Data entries
* * * * * * *

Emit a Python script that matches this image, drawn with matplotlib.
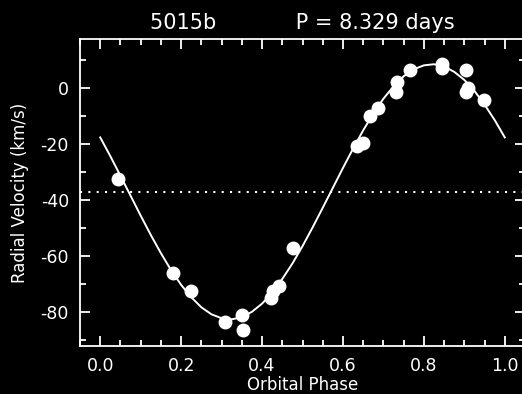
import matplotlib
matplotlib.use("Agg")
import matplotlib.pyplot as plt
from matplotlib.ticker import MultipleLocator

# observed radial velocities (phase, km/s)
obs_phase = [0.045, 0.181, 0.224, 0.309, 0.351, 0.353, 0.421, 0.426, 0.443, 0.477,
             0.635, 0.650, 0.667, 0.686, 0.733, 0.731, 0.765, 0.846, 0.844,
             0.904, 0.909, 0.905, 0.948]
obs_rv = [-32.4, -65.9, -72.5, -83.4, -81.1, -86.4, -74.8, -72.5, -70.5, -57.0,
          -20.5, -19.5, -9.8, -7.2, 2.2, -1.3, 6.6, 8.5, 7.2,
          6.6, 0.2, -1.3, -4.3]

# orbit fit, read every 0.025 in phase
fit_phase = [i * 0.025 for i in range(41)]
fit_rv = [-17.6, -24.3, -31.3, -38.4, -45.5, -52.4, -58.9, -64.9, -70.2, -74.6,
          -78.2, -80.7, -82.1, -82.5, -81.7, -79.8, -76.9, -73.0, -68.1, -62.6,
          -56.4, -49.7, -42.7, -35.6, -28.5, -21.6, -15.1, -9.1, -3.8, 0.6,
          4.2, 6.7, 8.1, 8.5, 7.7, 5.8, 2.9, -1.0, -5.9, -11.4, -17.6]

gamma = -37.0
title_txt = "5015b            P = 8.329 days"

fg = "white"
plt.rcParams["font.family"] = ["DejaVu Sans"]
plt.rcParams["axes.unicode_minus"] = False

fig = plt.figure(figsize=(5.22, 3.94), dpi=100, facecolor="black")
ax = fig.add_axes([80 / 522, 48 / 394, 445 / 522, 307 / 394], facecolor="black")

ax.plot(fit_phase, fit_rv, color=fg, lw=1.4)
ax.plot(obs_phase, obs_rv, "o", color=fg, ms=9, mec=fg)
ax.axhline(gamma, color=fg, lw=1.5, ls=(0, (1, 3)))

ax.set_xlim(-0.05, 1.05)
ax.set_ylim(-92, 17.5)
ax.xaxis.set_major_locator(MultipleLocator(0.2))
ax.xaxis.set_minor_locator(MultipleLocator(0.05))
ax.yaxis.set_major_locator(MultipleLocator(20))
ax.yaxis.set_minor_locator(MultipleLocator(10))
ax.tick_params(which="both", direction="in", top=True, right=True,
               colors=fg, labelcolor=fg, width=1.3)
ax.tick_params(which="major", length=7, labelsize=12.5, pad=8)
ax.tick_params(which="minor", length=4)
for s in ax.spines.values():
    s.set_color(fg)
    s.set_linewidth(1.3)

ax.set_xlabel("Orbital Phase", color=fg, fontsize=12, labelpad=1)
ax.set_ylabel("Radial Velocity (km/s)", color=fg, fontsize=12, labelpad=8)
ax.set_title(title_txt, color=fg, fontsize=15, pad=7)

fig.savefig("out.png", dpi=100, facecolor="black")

* * * * * * *

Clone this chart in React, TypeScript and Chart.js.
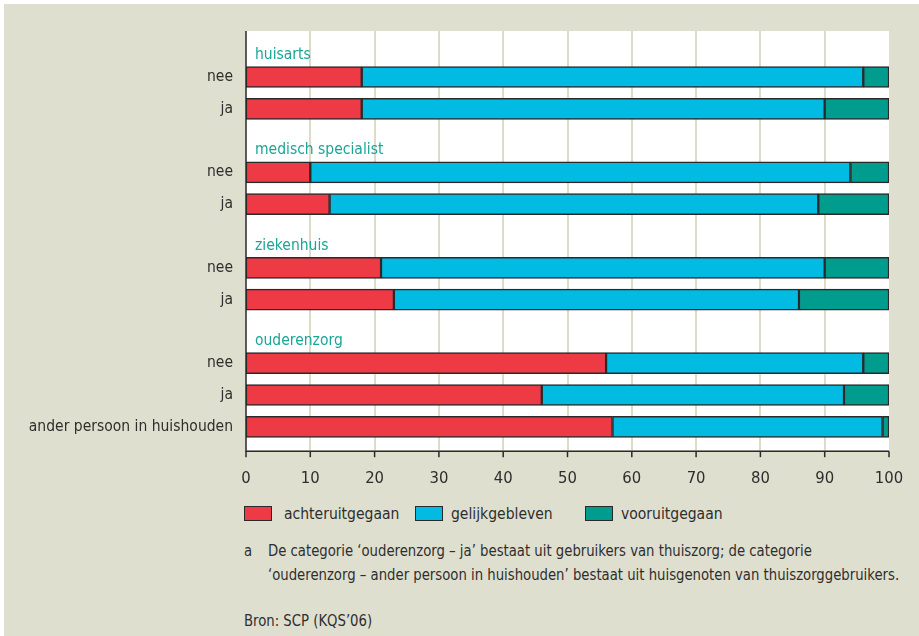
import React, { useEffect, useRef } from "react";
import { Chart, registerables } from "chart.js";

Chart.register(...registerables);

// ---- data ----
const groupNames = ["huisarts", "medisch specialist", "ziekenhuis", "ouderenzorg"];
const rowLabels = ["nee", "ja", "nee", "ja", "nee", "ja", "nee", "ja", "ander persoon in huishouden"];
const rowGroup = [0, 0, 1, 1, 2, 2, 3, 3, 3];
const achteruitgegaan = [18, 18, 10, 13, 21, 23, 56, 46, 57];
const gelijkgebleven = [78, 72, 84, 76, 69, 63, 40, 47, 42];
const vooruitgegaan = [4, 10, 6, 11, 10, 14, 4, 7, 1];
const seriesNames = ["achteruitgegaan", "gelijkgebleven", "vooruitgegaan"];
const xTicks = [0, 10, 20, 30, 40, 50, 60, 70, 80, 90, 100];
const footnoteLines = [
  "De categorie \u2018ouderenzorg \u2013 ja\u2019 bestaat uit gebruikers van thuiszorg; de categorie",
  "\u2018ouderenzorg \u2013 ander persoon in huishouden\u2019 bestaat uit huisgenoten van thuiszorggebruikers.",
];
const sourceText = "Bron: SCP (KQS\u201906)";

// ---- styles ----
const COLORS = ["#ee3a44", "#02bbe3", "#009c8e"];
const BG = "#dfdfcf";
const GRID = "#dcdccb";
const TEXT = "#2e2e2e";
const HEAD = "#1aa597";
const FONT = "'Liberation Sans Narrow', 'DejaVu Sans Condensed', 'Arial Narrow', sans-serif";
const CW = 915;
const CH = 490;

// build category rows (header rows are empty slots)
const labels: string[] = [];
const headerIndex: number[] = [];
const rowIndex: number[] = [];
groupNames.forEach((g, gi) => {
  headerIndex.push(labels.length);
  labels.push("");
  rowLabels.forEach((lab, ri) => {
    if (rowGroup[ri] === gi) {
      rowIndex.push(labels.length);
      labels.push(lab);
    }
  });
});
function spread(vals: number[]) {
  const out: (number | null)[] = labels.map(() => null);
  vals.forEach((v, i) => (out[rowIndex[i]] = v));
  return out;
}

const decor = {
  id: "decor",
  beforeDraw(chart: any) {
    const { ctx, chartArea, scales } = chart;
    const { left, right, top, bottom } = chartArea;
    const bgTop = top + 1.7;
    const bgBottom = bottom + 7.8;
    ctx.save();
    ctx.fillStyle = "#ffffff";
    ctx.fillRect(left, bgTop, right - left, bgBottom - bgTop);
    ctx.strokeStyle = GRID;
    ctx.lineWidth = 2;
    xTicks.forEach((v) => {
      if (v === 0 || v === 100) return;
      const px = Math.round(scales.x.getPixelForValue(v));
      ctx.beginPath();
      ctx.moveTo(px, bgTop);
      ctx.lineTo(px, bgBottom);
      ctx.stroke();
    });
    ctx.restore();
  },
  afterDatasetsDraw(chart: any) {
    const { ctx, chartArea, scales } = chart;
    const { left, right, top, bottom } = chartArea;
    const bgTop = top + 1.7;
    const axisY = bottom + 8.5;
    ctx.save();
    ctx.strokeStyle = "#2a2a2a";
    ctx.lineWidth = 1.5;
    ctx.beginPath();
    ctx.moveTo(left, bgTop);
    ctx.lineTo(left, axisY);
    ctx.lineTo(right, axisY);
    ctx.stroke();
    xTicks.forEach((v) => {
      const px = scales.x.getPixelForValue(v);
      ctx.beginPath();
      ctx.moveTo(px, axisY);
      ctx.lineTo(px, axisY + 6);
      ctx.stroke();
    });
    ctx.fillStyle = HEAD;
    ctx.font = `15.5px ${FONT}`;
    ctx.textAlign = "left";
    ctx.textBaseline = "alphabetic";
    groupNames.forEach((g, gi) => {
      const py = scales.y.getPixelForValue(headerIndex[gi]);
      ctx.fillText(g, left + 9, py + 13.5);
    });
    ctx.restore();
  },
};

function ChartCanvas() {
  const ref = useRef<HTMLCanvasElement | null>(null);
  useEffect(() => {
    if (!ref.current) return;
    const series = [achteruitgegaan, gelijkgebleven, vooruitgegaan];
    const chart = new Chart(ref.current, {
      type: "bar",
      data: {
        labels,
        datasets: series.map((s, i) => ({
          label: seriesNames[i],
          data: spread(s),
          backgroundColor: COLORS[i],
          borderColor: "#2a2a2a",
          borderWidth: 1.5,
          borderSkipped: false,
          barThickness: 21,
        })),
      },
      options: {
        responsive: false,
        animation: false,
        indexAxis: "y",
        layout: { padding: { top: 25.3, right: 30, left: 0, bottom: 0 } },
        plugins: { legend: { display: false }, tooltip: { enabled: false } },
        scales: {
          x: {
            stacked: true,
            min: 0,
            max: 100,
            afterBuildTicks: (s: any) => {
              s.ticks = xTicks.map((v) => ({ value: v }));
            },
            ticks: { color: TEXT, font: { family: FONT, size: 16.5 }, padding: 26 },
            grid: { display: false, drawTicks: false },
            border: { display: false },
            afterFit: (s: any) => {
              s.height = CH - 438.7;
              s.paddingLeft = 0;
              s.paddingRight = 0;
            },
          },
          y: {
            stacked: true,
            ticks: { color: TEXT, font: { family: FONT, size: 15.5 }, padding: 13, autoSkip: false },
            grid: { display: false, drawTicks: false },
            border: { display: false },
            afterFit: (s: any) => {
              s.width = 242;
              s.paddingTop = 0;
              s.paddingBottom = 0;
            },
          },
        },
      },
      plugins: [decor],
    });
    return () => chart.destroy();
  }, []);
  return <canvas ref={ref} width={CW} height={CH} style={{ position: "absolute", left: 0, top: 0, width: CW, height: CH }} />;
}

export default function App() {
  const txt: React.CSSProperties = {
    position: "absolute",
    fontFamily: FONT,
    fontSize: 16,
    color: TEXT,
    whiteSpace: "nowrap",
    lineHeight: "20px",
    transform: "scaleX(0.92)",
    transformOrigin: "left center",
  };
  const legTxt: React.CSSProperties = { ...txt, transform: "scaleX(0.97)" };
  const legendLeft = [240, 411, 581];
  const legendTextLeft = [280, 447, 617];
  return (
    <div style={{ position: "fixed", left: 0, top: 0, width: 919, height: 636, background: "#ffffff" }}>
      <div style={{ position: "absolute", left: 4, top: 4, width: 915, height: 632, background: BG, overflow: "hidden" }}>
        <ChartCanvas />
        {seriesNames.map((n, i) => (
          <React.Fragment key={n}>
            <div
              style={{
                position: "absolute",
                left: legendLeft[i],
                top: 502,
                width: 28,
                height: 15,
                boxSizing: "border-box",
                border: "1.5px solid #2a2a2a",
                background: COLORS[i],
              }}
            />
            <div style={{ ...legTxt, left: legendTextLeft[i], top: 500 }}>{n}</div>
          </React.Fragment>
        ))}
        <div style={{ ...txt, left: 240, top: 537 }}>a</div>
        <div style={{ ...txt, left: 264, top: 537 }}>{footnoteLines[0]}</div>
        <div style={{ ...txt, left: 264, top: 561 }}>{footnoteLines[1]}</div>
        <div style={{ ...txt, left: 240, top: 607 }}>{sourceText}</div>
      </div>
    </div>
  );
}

* * * * * * *

WHAT IS BEING ASKED
Copy exactly the material above from the line with "Clone this chart" to the line with "const CH = 490;", ends included, and nothing else. Leave out any picture.

RESULT OF THE TASK
Clone this chart in React, TypeScript and Chart.js.
import React, { useEffect, useRef } from "react";
import { Chart, registerables } from "chart.js";

Chart.register(...registerables);

// ---- data ----
const groupNames = ["huisarts", "medisch specialist", "ziekenhuis", "ouderenzorg"];
const rowLabels = ["nee", "ja", "nee", "ja", "nee", "ja", "nee", "ja", "ander persoon in huishouden"];
const rowGroup = [0, 0, 1, 1, 2, 2, 3, 3, 3];
const achteruitgegaan = [18, 18, 10, 13, 21, 23, 56, 46, 57];
const gelijkgebleven = [78, 72, 84, 76, 69, 63, 40, 47, 42];
const vooruitgegaan = [4, 10, 6, 11, 10, 14, 4, 7, 1];
const seriesNames = ["achteruitgegaan", "gelijkgebleven", "vooruitgegaan"];
const xTicks = [0, 10, 20, 30, 40, 50, 60, 70, 80, 90, 100];
const footnoteLines = [
  "De categorie \u2018ouderenzorg \u2013 ja\u2019 bestaat uit gebruikers van thuiszorg; de categorie",
  "\u2018ouderenzorg \u2013 ander persoon in huishouden\u2019 bestaat uit huisgenoten van thuiszorggebruikers.",
];
const sourceText = "Bron: SCP (KQS\u201906)";

// ---- styles ----
const COLORS = ["#ee3a44", "#02bbe3", "#009c8e"];
const BG = "#dfdfcf";
const GRID = "#dcdccb";
const TEXT = "#2e2e2e";
const HEAD = "#1aa597";
const FONT = "'Liberation Sans Narrow', 'DejaVu Sans Condensed', 'Arial Narrow', sans-serif";
const CW = 915;
const CH = 490;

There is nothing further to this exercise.